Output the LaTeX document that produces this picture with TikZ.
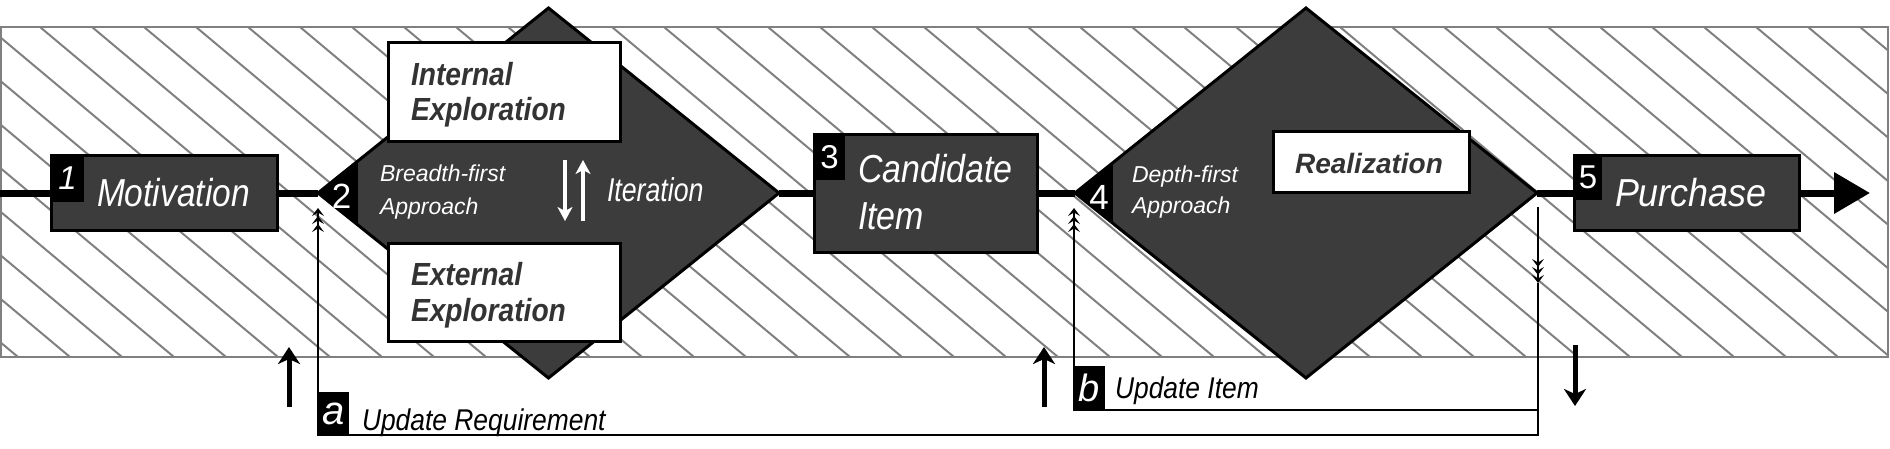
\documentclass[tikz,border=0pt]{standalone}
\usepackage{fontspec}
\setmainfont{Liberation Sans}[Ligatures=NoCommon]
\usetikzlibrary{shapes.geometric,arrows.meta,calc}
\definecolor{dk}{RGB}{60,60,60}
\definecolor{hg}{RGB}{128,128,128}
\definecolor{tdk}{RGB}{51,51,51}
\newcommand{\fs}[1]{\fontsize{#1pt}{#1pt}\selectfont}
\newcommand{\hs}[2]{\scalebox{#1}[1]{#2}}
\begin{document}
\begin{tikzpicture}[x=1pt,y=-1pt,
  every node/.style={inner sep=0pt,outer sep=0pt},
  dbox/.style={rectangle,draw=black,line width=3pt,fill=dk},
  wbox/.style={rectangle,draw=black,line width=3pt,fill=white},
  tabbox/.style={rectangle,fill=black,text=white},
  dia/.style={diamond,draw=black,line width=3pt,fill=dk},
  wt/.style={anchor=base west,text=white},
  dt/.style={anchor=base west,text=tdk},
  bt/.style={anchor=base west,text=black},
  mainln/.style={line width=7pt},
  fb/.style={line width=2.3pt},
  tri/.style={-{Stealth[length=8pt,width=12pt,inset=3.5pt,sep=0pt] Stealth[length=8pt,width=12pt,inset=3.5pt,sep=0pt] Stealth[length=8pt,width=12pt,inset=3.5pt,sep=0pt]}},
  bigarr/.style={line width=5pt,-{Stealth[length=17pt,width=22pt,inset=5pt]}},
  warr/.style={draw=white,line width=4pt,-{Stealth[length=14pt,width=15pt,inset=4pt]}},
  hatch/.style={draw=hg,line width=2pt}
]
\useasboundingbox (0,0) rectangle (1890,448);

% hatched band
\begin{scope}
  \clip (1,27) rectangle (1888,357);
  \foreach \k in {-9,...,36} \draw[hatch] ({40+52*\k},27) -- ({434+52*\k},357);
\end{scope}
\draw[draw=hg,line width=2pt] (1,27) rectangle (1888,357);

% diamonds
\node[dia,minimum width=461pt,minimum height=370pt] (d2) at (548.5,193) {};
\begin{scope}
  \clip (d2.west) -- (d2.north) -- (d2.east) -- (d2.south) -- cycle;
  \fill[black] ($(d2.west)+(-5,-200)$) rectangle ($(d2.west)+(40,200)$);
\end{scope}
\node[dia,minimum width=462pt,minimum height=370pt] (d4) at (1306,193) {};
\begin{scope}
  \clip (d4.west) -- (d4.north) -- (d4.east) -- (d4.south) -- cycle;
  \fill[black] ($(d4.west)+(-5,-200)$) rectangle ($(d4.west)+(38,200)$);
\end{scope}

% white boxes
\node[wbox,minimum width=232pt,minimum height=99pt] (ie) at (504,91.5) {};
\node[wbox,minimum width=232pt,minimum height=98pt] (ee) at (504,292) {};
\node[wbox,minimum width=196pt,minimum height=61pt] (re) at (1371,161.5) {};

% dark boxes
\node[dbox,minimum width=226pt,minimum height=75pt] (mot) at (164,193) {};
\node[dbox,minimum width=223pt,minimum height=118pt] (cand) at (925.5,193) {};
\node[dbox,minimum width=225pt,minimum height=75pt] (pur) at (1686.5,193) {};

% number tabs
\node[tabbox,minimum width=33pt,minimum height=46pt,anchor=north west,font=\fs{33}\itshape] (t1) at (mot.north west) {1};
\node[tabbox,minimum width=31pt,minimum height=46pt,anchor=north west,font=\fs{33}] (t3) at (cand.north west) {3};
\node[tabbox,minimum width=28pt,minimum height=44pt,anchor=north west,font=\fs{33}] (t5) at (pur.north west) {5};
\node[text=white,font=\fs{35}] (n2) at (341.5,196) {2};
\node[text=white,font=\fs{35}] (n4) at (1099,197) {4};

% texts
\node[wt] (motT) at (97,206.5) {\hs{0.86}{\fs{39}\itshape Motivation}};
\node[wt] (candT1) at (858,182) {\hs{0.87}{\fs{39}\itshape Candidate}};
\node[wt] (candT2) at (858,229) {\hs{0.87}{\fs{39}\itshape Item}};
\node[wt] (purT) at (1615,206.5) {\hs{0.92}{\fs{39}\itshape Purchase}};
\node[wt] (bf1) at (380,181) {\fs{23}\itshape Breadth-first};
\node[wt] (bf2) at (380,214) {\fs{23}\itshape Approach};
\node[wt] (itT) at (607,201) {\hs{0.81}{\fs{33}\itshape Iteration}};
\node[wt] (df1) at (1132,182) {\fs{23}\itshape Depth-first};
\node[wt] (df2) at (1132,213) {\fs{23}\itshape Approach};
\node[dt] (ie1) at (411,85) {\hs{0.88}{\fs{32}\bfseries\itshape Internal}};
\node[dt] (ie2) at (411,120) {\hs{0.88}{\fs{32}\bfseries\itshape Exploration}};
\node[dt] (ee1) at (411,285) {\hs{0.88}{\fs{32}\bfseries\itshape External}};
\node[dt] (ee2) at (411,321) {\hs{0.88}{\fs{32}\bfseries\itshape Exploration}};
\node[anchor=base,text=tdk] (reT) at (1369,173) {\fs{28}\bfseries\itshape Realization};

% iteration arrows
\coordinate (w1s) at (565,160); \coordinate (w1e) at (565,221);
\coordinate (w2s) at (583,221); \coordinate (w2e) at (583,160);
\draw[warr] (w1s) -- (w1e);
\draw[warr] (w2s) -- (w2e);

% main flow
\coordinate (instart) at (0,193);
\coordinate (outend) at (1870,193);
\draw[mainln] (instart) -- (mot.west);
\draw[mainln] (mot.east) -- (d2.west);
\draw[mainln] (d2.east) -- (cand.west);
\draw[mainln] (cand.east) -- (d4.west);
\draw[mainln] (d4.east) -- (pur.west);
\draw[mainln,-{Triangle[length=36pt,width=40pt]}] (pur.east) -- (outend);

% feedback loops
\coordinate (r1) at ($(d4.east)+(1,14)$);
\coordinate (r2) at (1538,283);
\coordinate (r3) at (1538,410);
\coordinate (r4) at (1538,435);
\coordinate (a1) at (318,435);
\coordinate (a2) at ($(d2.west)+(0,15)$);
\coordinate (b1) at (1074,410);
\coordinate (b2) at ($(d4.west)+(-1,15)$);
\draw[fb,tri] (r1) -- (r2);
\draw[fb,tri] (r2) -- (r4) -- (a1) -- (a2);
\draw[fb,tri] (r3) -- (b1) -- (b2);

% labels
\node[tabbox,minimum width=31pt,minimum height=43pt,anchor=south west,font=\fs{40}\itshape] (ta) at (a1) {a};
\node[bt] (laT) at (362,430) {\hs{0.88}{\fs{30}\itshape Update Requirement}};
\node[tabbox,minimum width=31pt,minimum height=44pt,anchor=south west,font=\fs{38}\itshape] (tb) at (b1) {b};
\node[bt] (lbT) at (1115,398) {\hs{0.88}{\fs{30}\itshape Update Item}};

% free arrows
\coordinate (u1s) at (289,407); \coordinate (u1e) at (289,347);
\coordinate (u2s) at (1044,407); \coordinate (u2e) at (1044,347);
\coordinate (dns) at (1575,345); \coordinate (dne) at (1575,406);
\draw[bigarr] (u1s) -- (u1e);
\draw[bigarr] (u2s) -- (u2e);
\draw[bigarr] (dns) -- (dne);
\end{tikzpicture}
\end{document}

__Task brief__. The material above must be printed exactly, with its pictures left out.

__Written response__.
Output the LaTeX document that produces this picture with TikZ.
\documentclass[tikz,border=0pt]{standalone}
\usepackage{fontspec}
\setmainfont{Liberation Sans}[Ligatures=NoCommon]
\usetikzlibrary{shapes.geometric,arrows.meta,calc}
\definecolor{dk}{RGB}{60,60,60}
\definecolor{hg}{RGB}{128,128,128}
\definecolor{tdk}{RGB}{51,51,51}
\newcommand{\fs}[1]{\fontsize{#1pt}{#1pt}\selectfont}
\newcommand{\hs}[2]{\scalebox{#1}[1]{#2}}
\begin{document}
\begin{tikzpicture}[x=1pt,y=-1pt,
  every node/.style={inner sep=0pt,outer sep=0pt},
  dbox/.style={rectangle,draw=black,line width=3pt,fill=dk},
  wbox/.style={rectangle,draw=black,line width=3pt,fill=white},
  tabbox/.style={rectangle,fill=black,text=white},
  dia/.style={diamond,draw=black,line width=3pt,fill=dk},
  wt/.style={anchor=base west,text=white},
  dt/.style={anchor=base west,text=tdk},
  bt/.style={anchor=base west,text=black},
  mainln/.style={line width=7pt},
  fb/.style={line width=2.3pt},
  tri/.style={-{Stealth[length=8pt,width=12pt,inset=3.5pt,sep=0pt] Stealth[length=8pt,width=12pt,inset=3.5pt,sep=0pt] Stealth[length=8pt,width=12pt,inset=3.5pt,sep=0pt]}},
  bigarr/.style={line width=5pt,-{Stealth[length=17pt,width=22pt,inset=5pt]}},
  warr/.style={draw=white,line width=4pt,-{Stealth[length=14pt,width=15pt,inset=4pt]}},
  hatch/.style={draw=hg,line width=2pt}
]
\useasboundingbox (0,0) rectangle (1890,448);

% hatched band
\begin{scope}
  \clip (1,27) rectangle (1888,357);
  \foreach \k in {-9,...,36} \draw[hatch] ({40+52*\k},27) -- ({434+52*\k},357);
\end{scope}
\draw[draw=hg,line width=2pt] (1,27) rectangle (1888,357);

% diamonds
\node[dia,minimum width=461pt,minimum height=370pt] (d2) at (548.5,193) {};
\begin{scope}
  \clip (d2.west) -- (d2.north) -- (d2.east) -- (d2.south) -- cycle;
  \fill[black] ($(d2.west)+(-5,-200)$) rectangle ($(d2.west)+(40,200)$);
\end{scope}
\node[dia,minimum width=462pt,minimum height=370pt] (d4) at (1306,193) {};
\begin{scope}
  \clip (d4.west) -- (d4.north) -- (d4.east) -- (d4.south) -- cycle;
  \fill[black] ($(d4.west)+(-5,-200)$) rectangle ($(d4.west)+(38,200)$);
\end{scope}

% white boxes
\node[wbox,minimum width=232pt,minimum height=99pt] (ie) at (504,91.5) {};
\node[wbox,minimum width=232pt,minimum height=98pt] (ee) at (504,292) {};
\node[wbox,minimum width=196pt,minimum height=61pt] (re) at (1371,161.5) {};

% dark boxes
\node[dbox,minimum width=226pt,minimum height=75pt] (mot) at (164,193) {};
\node[dbox,minimum width=223pt,minimum height=118pt] (cand) at (925.5,193) {};
\node[dbox,minimum width=225pt,minimum height=75pt] (pur) at (1686.5,193) {};

% number tabs
\node[tabbox,minimum width=33pt,minimum height=46pt,anchor=north west,font=\fs{33}\itshape] (t1) at (mot.north west) {1};
\node[tabbox,minimum width=31pt,minimum height=46pt,anchor=north west,font=\fs{33}] (t3) at (cand.north west) {3};
\node[tabbox,minimum width=28pt,minimum height=44pt,anchor=north west,font=\fs{33}] (t5) at (pur.north west) {5};
\node[text=white,font=\fs{35}] (n2) at (341.5,196) {2};
\node[text=white,font=\fs{35}] (n4) at (1099,197) {4};

% texts
\node[wt] (motT) at (97,206.5) {\hs{0.86}{\fs{39}\itshape Motivation}};
\node[wt] (candT1) at (858,182) {\hs{0.87}{\fs{39}\itshape Candidate}};
\node[wt] (candT2) at (858,229) {\hs{0.87}{\fs{39}\itshape Item}};
\node[wt] (purT) at (1615,206.5) {\hs{0.92}{\fs{39}\itshape Purchase}};
\node[wt] (bf1) at (380,181) {\fs{23}\itshape Breadth-first};
\node[wt] (bf2) at (380,214) {\fs{23}\itshape Approach};
\node[wt] (itT) at (607,201) {\hs{0.81}{\fs{33}\itshape Iteration}};
\node[wt] (df1) at (1132,182) {\fs{23}\itshape Depth-first};
\node[wt] (df2) at (1132,213) {\fs{23}\itshape Approach};
\node[dt] (ie1) at (411,85) {\hs{0.88}{\fs{32}\bfseries\itshape Internal}};
\node[dt] (ie2) at (411,120) {\hs{0.88}{\fs{32}\bfseries\itshape Exploration}};
\node[dt] (ee1) at (411,285) {\hs{0.88}{\fs{32}\bfseries\itshape External}};
\node[dt] (ee2) at (411,321) {\hs{0.88}{\fs{32}\bfseries\itshape Exploration}};
\node[anchor=base,text=tdk] (reT) at (1369,173) {\fs{28}\bfseries\itshape Realization};

% iteration arrows
\coordinate (w1s) at (565,160); \coordinate (w1e) at (565,221);
\coordinate (w2s) at (583,221); \coordinate (w2e) at (583,160);
\draw[warr] (w1s) -- (w1e);
\draw[warr] (w2s) -- (w2e);

% main flow
\coordinate (instart) at (0,193);
\coordinate (outend) at (1870,193);
\draw[mainln] (instart) -- (mot.west);
\draw[mainln] (mot.east) -- (d2.west);
\draw[mainln] (d2.east) -- (cand.west);
\draw[mainln] (cand.east) -- (d4.west);
\draw[mainln] (d4.east) -- (pur.west);
\draw[mainln,-{Triangle[length=36pt,width=40pt]}] (pur.east) -- (outend);

% feedback loops
\coordinate (r1) at ($(d4.east)+(1,14)$);
\coordinate (r2) at (1538,283);
\coordinate (r3) at (1538,410);
\coordinate (r4) at (1538,435);
\coordinate (a1) at (318,435);
\coordinate (a2) at ($(d2.west)+(0,15)$);
\coordinate (b1) at (1074,410);
\coordinate (b2) at ($(d4.west)+(-1,15)$);
\draw[fb,tri] (r1) -- (r2);
\draw[fb,tri] (r2) -- (r4) -- (a1) -- (a2);
\draw[fb,tri] (r3) -- (b1) -- (b2);

% labels
\node[tabbox,minimum width=31pt,minimum height=43pt,anchor=south west,font=\fs{40}\itshape] (ta) at (a1) {a};
\node[bt] (laT) at (362,430) {\hs{0.88}{\fs{30}\itshape Update Requirement}};
\node[tabbox,minimum width=31pt,minimum height=44pt,anchor=south west,font=\fs{38}\itshape] (tb) at (b1) {b};
\node[bt] (lbT) at (1115,398) {\hs{0.88}{\fs{30}\itshape Update Item}};

% free arrows
\coordinate (u1s) at (289,407); \coordinate (u1e) at (289,347);
\coordinate (u2s) at (1044,407); \coordinate (u2e) at (1044,347);
\coordinate (dns) at (1575,345); \coordinate (dne) at (1575,406);
\draw[bigarr] (u1s) -- (u1e);
\draw[bigarr] (u2s) -- (u2e);
\draw[bigarr] (dns) -- (dne);
\end{tikzpicture}
\end{document}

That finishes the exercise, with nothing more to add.